Third of all, it’s my life mission to be happy, or as happy as I can be amidst all of these problems. Keeping myself as healthy as I can in both body and mind, without hate, resentment, regrets and resignation. On the contrary, with a lot of resilience, faith in the future and confidence in the value of what I and we do. Without such a life philosophy, you’d get dragged into the daily confusion and being efficient and proactive becomes impossible.

And where does farming come into all of this?

I really like agriculture, but more as a hobby. If I do it commercially, or to make a living, it’s because tough economic times force me to. As a result, it fits in with my three life priorities, which are the foundation of my life strategy.

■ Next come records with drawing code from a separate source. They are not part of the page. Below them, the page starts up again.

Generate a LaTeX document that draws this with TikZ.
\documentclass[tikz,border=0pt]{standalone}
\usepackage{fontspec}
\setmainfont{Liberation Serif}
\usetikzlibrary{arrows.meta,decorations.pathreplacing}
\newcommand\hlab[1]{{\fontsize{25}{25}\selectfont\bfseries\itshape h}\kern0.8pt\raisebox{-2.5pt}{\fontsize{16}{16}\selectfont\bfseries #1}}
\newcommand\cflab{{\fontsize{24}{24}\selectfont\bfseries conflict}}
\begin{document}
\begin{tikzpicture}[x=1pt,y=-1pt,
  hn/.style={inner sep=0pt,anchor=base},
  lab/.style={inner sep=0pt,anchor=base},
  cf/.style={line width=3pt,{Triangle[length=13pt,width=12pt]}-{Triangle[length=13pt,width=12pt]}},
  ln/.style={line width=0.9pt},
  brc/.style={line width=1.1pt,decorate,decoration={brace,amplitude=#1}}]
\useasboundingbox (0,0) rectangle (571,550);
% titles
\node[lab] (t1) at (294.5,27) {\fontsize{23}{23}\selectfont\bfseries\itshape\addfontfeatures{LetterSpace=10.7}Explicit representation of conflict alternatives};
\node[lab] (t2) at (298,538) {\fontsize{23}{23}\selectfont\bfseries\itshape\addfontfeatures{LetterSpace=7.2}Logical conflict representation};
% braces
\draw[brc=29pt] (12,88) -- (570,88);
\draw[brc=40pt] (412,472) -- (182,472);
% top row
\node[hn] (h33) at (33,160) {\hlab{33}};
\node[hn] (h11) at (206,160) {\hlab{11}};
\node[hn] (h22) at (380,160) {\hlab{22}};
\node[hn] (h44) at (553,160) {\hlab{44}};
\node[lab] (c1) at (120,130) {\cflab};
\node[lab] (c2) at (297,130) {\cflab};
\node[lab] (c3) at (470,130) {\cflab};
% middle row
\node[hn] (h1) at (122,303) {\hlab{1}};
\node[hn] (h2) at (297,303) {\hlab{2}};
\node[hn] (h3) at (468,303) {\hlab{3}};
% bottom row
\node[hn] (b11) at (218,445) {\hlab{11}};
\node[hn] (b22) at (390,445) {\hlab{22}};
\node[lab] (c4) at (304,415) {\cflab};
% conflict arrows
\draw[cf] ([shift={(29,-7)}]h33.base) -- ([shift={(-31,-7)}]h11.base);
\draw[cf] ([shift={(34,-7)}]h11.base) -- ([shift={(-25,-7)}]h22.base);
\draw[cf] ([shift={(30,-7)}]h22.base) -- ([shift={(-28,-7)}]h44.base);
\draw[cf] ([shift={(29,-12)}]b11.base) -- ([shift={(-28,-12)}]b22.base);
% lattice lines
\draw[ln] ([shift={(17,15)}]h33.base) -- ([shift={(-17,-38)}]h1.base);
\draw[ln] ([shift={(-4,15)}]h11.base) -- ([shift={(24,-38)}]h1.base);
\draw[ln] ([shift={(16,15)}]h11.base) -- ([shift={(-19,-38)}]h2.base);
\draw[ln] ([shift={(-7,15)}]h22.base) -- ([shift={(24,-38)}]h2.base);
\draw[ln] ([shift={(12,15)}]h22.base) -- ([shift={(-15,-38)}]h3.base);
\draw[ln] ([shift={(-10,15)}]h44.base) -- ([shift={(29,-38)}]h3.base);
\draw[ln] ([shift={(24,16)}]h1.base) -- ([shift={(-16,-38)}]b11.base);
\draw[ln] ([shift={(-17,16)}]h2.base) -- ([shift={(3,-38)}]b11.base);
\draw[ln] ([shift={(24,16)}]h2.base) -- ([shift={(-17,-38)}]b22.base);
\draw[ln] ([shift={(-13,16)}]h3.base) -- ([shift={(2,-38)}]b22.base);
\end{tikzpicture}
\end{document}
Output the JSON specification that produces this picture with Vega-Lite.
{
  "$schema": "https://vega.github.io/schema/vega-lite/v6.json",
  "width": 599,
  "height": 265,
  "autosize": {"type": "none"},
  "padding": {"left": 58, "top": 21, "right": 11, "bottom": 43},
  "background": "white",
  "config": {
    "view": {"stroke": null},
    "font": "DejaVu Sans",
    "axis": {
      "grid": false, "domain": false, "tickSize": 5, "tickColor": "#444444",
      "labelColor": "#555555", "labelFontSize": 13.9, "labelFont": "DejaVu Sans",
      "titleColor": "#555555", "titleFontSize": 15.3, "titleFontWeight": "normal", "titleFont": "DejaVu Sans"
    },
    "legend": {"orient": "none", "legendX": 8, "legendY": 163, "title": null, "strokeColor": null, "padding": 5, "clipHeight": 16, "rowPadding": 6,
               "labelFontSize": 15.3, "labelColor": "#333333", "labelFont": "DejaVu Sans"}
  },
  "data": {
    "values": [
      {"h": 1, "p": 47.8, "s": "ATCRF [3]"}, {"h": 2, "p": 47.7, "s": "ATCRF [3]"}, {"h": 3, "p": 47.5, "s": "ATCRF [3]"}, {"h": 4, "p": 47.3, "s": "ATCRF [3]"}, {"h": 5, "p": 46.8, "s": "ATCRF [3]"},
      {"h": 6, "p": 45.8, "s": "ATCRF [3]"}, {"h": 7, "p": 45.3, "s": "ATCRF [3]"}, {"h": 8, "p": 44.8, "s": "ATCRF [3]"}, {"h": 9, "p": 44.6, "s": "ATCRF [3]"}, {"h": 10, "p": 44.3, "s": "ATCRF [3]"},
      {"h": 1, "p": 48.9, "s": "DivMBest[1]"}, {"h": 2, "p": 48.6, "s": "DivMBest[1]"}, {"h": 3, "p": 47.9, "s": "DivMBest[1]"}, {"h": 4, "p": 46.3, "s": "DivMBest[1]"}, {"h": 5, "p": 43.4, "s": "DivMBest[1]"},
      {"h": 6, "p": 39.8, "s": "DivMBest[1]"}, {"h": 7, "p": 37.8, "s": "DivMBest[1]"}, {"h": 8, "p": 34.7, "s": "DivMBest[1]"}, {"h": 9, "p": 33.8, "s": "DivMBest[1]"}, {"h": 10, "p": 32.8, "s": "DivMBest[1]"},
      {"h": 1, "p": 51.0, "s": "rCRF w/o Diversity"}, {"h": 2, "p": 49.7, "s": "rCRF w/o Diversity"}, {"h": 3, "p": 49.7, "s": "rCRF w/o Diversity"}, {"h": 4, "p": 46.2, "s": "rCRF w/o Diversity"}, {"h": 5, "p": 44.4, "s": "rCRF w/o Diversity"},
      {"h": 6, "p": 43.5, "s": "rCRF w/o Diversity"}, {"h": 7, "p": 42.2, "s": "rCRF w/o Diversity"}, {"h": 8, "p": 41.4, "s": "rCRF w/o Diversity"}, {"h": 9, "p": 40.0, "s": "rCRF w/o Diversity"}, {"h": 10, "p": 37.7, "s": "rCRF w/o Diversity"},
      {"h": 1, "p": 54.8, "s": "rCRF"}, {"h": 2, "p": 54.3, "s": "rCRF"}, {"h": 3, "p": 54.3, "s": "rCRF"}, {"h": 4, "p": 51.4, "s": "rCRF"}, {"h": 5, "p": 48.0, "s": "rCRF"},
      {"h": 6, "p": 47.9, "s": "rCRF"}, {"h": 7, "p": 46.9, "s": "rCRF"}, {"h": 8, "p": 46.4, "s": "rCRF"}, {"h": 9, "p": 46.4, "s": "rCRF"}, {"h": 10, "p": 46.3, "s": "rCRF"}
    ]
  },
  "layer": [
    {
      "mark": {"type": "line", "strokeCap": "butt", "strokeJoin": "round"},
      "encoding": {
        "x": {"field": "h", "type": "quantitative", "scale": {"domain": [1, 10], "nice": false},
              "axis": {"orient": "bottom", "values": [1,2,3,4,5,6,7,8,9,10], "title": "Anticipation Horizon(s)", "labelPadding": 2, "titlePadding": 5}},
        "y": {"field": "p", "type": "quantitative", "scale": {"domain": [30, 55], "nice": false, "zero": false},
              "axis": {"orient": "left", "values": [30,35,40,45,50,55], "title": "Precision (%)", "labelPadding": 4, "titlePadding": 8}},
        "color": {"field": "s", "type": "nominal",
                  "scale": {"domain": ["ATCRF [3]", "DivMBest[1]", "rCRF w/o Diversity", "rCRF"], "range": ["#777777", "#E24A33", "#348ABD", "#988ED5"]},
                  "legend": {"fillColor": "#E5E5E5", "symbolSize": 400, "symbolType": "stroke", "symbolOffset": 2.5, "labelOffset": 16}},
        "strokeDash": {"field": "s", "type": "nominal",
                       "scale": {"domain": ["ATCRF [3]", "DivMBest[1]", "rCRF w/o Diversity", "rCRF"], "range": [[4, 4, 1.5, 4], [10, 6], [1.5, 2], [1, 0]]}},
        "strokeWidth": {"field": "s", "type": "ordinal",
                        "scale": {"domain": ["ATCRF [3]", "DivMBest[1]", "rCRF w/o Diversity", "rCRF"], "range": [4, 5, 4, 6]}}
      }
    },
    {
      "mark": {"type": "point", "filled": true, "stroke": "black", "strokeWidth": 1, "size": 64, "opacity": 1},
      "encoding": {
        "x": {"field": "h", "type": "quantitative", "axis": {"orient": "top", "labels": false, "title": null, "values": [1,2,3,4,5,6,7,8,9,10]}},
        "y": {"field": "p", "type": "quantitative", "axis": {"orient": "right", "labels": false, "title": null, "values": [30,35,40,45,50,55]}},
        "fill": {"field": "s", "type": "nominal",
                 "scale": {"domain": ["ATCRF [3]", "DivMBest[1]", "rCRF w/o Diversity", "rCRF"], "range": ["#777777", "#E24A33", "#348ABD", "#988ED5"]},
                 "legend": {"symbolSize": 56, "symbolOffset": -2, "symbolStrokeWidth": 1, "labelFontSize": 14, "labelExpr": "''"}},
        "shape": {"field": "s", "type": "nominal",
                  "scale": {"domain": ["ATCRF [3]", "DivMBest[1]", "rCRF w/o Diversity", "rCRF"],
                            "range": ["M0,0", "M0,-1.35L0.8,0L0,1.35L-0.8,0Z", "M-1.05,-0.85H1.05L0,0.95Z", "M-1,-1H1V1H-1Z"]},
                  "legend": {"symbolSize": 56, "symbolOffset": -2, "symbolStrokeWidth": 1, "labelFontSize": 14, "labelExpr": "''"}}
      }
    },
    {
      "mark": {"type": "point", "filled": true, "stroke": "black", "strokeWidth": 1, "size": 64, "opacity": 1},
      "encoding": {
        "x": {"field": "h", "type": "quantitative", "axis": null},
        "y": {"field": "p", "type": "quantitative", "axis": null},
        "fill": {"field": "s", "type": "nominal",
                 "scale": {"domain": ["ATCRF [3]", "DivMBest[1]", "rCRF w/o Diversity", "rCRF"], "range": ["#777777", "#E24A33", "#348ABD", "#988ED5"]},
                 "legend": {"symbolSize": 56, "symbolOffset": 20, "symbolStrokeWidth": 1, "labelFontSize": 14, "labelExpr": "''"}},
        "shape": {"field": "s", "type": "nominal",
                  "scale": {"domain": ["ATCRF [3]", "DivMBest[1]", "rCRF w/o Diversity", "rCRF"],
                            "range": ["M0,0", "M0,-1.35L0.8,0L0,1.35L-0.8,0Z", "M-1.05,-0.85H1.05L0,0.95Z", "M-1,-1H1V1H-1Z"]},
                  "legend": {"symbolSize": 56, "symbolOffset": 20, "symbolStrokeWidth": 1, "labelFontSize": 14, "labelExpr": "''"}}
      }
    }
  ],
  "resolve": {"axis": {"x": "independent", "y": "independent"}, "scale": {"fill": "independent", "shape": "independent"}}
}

I farm as an extra to make ends meet and support my family, because what I earn from my intellectual endeavors would only be enough to support myself, and it wouldn’t be enough for my large family. But, it’s not a burden. My family is my oasis. My children’s and wife’s love is an incomparable refuge. As well as my parents’ company, who live next to me or my sisters and nephews and nieces, cousins, aunts and uncles, everything, is extra. This is how I live my life, surrounded by family and I feel loved.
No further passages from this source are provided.